For fans of How to Be Parisian Wherever You Are, My Paris Dream is a charming and insightful memoir about coming of age as a fashion journalist in 1980s Paris by former Vogue and Harper's Bazaar editor Kate Betts, the author of Everyday Icon: Michelle Obama and the Power of Style.
"You can always come back," my mother said. "Just go."
As a young woman, Kate Betts nursed a dream of striking out on her own in a faraway place and becoming a glamorous foreign correspondent. After college - and not without trepidation - she took off for Paris, renting a room in the apartment of a young BCBG (bon chic, bon genre) family and throwing herself into the local culture. She was determined to master French slang, style, and savoir faire and to find a job that would give her a reason to stay.

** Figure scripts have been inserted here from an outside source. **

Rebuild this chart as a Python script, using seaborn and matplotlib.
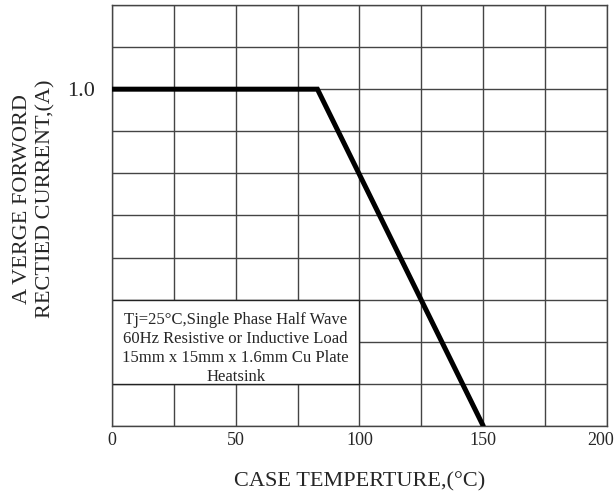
import matplotlib
matplotlib.use('Agg')
import matplotlib.pyplot as plt
import matplotlib.transforms as mtransforms
import seaborn as sns
import pandas as pd

# Derating curve
case_temp = [0, 83, 150]
current = [1.0, 1.0, 0.0]

x_grid = [0, 25, 50, 75, 100, 125, 150, 175, 200]
x_labels = ['0', '', '50', '', '100', '', '150', '', '200']
y_grid = [0, 0.125, 0.25, 0.375, 0.5, 0.625, 0.75, 0.875, 1.0, 1.125, 1.25]
y_labels = ['', '', '', '', '', '', '', '', '1.0', '', '']

note = ('Tj=25°C,Single Phase Half Wave\n60Hz Resistive or Inductive Load\n'
        '15mm x 15mm x 1.6mm Cu Plate\nHeatsink')

sns.set_style('white')
plt.rcParams['font.family'] = ['Liberation Serif', 'DejaVu Serif']

fig = plt.figure(figsize=(6.16, 4.93), dpi=100)
ax = fig.add_axes([0.1818, 0.1359, 0.8036, 0.854])

df = pd.DataFrame({'temp': case_temp, 'current': current})
ax.set_xlim(0, 200)
ax.set_ylim(0, 1.25)
ax.set_xticks(x_grid)
ax.set_xticklabels(x_labels, fontsize=13)
ax.set_yticks(y_grid)
ax.set_yticklabels(y_labels, fontsize=16)
ax.tick_params(axis='x', length=0, pad=4)
ax.tick_params(axis='y', length=0, pad=12)
ax.grid(True, color='#444444', linewidth=1.0)
ax.set_axisbelow(True)
for s in ax.spines.values():
    s.set_color('#444444')
    s.set_linewidth(1.0)

# keep the last tick label inside the figure
last = ax.get_xticklabels()[-1]
last.set_transform(last.get_transform() +
                   mtransforms.ScaledTranslation(-6 / 100, 0, fig.dpi_scale_trans))

# white note box covering the grid
ax.add_patch(plt.Rectangle((0, 0.125), 100, 0.25, facecolor='white',
                           edgecolor='#222222', linewidth=1.0, zorder=1.5))
ax.text(50, 0.23, note, ha='center', va='center', fontsize=12,
        linespacing=1.25, zorder=2)

sns.lineplot(data=df, x='temp', y='current', color='black', linewidth=3.6,
             ax=ax, zorder=3, solid_capstyle='round', solid_joinstyle='miter')

ax.set_xlabel('CASE TEMPERTURE,(°C)', fontsize=16, labelpad=17)
ax.set_ylabel('A VERGE FORWORD\nRECTIED CURRENT,(A)', fontsize=16,
              linespacing=1.3)
ax.yaxis.set_label_coords(-0.115, 0.54)

fig.savefig('out.png', dpi=100)
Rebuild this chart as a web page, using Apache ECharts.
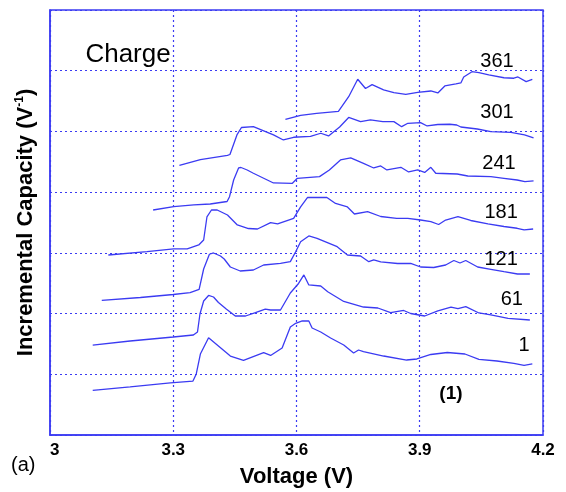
<!DOCTYPE html>
<html>
<head>
<meta charset="utf-8">
<script src="https://cdn.jsdelivr.net/npm/echarts@6/dist/echarts.min.js"></script>
<style>html,body{margin:0;padding:0;background:#fff}#c{width:566px;height:492px}</style>
</head>
<body>
<div id="c"></div>
<script>
// x: voltage (V), y: incremental capacity (arbitrary offset units)
const xTicks = [3, 3.3, 3.6, 3.9, 4.2];
const cycleNames = ['1', '61', '121', '181', '241', '301', '361'];

const cycle1 = [[3.104,0.736],[3.195,0.791],[3.293,0.857],[3.348,0.889],[3.356,1.005],[3.366,1.334],[3.386,1.603],[3.415,1.438],[3.439,1.301],[3.471,1.230],[3.520,1.356],[3.537,1.310],[3.565,1.433],[3.585,1.779],[3.598,1.840],[3.614,1.878],[3.630,1.878],[3.638,1.762],[3.659,1.697],[3.683,1.598],[3.715,1.482],[3.739,1.351],[3.751,1.400],[3.763,1.372],[3.812,1.301],[3.868,1.235],[3.893,1.252],[3.927,1.326],[3.967,1.359],[4.010,1.334],[4.044,1.247],[4.088,1.219],[4.129,1.181],[4.154,1.148],[4.174,1.170]];

const cycle61 = [[3.104,1.482],[3.195,1.548],[3.300,1.614],[3.349,1.647],[3.359,1.697],[3.365,1.993],[3.374,2.207],[3.386,2.298],[3.398,2.273],[3.410,2.183],[3.429,2.075],[3.451,1.960],[3.476,1.960],[3.500,2.015],[3.524,2.075],[3.537,2.059],[3.561,2.059],[3.585,2.339],[3.605,2.496],[3.618,2.636],[3.630,2.471],[3.659,2.454],[3.676,2.360],[3.715,2.199],[3.763,2.108],[3.798,2.092],[3.829,2.015],[3.861,2.051],[3.878,2.001],[3.912,1.960],[3.944,2.043],[3.976,2.108],[3.993,2.080],[4.012,2.113],[4.044,2.010],[4.073,1.977],[4.115,1.922],[4.168,1.894]];

const cycle121 = [[3.126,2.216],[3.220,2.265],[3.300,2.314],[3.341,2.344],[3.363,2.397],[3.374,2.734],[3.388,2.977],[3.398,2.998],[3.415,2.948],[3.424,2.899],[3.439,2.767],[3.463,2.701],[3.495,2.718],[3.520,2.800],[3.561,2.828],[3.585,2.855],[3.598,3.019],[3.610,3.184],[3.630,3.278],[3.650,3.240],[3.699,3.102],[3.724,2.965],[3.756,2.948],[3.776,2.855],[3.788,2.883],[3.805,2.850],[3.846,2.825],[3.878,2.825],[3.902,2.767],[3.934,2.759],[3.963,2.800],[3.983,2.874],[3.998,2.833],[4.012,2.874],[4.041,2.767],[4.073,2.729],[4.105,2.690],[4.138,2.652],[4.168,2.652]];

const cycle181 = [[3.142,2.965],[3.236,3.019],[3.301,3.064],[3.334,3.064],[3.362,3.130],[3.374,3.212],[3.382,3.591],[3.393,3.706],[3.407,3.706],[3.432,3.624],[3.456,3.459],[3.483,3.401],[3.505,3.393],[3.537,3.497],[3.554,3.476],[3.593,3.569],[3.610,3.756],[3.627,3.912],[3.674,3.912],[3.695,3.813],[3.724,3.756],[3.741,3.640],[3.773,3.678],[3.805,3.599],[3.844,3.569],[3.871,3.569],[3.902,3.541],[3.927,3.513],[3.946,3.467],[3.963,3.541],[3.993,3.596],[4.024,3.533],[4.066,3.476],[4.105,3.434],[4.137,3.405],[4.154,3.377],[4.176,3.393]];

const cycle241 = [[3.251,3.706],[3.301,3.761],[3.350,3.789],[3.390,3.805],[3.431,3.846],[3.437,3.925],[3.447,4.200],[3.459,4.398],[3.465,4.406],[3.480,4.365],[3.495,4.311],[3.544,4.151],[3.590,4.146],[3.602,4.228],[3.656,4.255],[3.680,4.365],[3.707,4.530],[3.732,4.563],[3.763,4.475],[3.788,4.398],[3.805,4.431],[3.820,4.365],[3.854,4.409],[3.873,4.332],[3.895,4.365],[3.912,4.324],[3.927,4.409],[3.939,4.311],[3.991,4.299],[4.017,4.266],[4.073,4.255],[4.105,4.228],[4.137,4.200],[4.156,4.172],[4.177,4.184]];

const cycle301 = [[3.315,4.439],[3.366,4.535],[3.432,4.604],[3.438,4.620],[3.455,4.942],[3.466,5.065],[3.495,5.078],[3.544,4.942],[3.568,4.859],[3.593,4.904],[3.634,4.917],[3.659,4.970],[3.678,4.925],[3.705,5.073],[3.727,5.230],[3.756,5.161],[3.780,5.189],[3.810,5.161],[3.837,5.161],[3.856,5.078],[3.871,5.134],[3.902,5.144],[3.918,5.090],[3.944,5.114],[3.973,5.118],[3.990,5.106],[4.000,5.073],[4.040,5.040],[4.073,4.996],[4.122,4.983],[4.155,4.942],[4.177,4.892]];

const cycle361 = [[3.573,5.197],[3.610,5.263],[3.649,5.296],[3.702,5.329],[3.727,5.572],[3.749,5.859],[3.768,5.707],[3.784,5.770],[3.812,5.683],[3.837,5.638],[3.866,5.609],[3.895,5.642],[3.927,5.666],[3.944,5.633],[3.961,5.749],[3.988,5.782],[4.000,5.798],[4.007,5.897],[4.027,5.984],[4.044,5.968],[4.068,5.930],[4.105,5.884],[4.129,5.876],[4.139,5.897],[4.159,5.820],[4.174,5.859]];

// cycle-number label anchor points (data coordinates)
const cycleLabelPos = [[4.154,1.482],[4.124,2.240],[4.098,2.899],[4.098,3.673],[4.093,4.480],[4.088,5.304],[4.088,6.149]];
const chargeLabelPos = [3.190, 6.259];
const panelLabelPos = [3.976, 0.675];

const curves = [cycle1, cycle61, cycle121, cycle181, cycle241, cycle301, cycle361];
const BLUE = '#3b3bf2';
const FONT = 'Liberation Sans, Arial, sans-serif';

const series = curves.map((d, i) => ({
  type: 'line', name: 'cycle ' + cycleNames[i], data: d, showSymbol: false, symbol: 'none',
  lineStyle: { color: BLUE, width: 1.3 }, silent: true, animation: false
}));

const chart = echarts.init(document.getElementById('c'), null, { renderer: 'canvas' });
chart.setOption({
  animation: false,
  backgroundColor: '#fff',
  grid: { left: 50, right: 23, top: 10, bottom: 57, show: true, borderColor: BLUE, borderWidth: 1.5,
    containLabel: false, outerBoundsMode: 'none' },
  xAxis: {
    type: 'value', min: xTicks[0], max: xTicks[xTicks.length - 1], interval: 0.3,
    name: 'Voltage (V)', nameLocation: 'middle', nameGap: 31,
    nameTextStyle: { fontSize: 22, fontWeight: 'bold', color: '#000', fontFamily: FONT },
    axisLine: { lineStyle: { color: BLUE, width: 1.5 } },
    axisTick: { show: false },
    axisLabel: { formatter: v => String(+v.toFixed(1)), fontSize: 17, fontWeight: 'bold', color: '#000', margin: 7,
      alignMinLabel: 'left', fontFamily: FONT },
    splitLine: { show: true, lineStyle: { color: BLUE, type: [2, 3], width: 1.2 } }
  },
  yAxis: {
    type: 'value', min: 0, max: 7, interval: 1,
    name: '{a|Incremental Capacity (V}{s|-1}{a|)}', nameLocation: 'middle', nameGap: 12,
    nameTextStyle: { rich: {
      a: { fontSize: 22, fontWeight: 'bold', color: '#000', fontFamily: FONT, lineHeight: 24 },
      s: { fontSize: 12, fontWeight: 'bold', color: '#000', fontFamily: FONT, verticalAlign: 'top', lineHeight: 24, padding: [0, 0, 9, 0] }
    } },
    axisLine: { lineStyle: { color: BLUE, width: 1.5 } },
    axisTick: { show: false },
    axisLabel: { show: false },
    splitLine: { show: true, lineStyle: { color: BLUE, type: [2, 3], width: 1.2 } }
  },
  series: series
});

// Text annotations placed through the chart's own coordinate conversion
function textAt(pos, text, size, weight) {
  const p = chart.convertToPixel({ gridIndex: 0 }, pos);
  return { type: 'text', x: p[0], y: p[1], silent: true,
    style: { text: text, fontSize: size, fontWeight: weight, fill: '#000', fontFamily: FONT,
      align: 'center', verticalAlign: 'middle' } };
}
const graphics = cycleLabelPos.map((p, i) => textAt(p, cycleNames[i], 20, 'normal'));
graphics.push(textAt(chargeLabelPos, 'Charge', 26, 'normal'));
graphics.push(textAt(panelLabelPos, '(1)', 19, 'bold'));
graphics.push({ type: 'text', left: 11, top: 455, silent: true,
  style: { text: '(a)', fontSize: 20, fill: '#000', fontFamily: FONT } });
chart.setOption({ graphic: graphics });
</script>
</body>
</html>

After a series of dues-paying jobs that seemed only to reinforce her outsider status, Kate's hard work and willingness to take on any assignment paid off: Her writing and intrepid forays into la France Profonde - true France - caught the eye of John Fairchild, the mercurial fashion arbiter and publisher of Women's Wear Daily, the industry's bible. Kate's earliest assignments - investigating the mineral water preferred by high society, chasing after a costumed band of wild boar hunters through the forests of Brittany - were a rough apprenticeship, but she was rewarded for her efforts and was initiated into the elite ranks of Mr. Fairchild's trusted few who sat beside him in the front row and at private previews in the ateliers of the gods of French fashion. From a woozy yet mesmerizing Yves Saint Laurent and the mischievous and commanding Karl Lagerfeld to the riotous, brilliant young guns who were rewriting all the rules - Martin Margiela, Helmut Lang, John Galliano - Betts gives us a view of what it was like to be an American girl learning about herself, falling in love, and finding her tribe.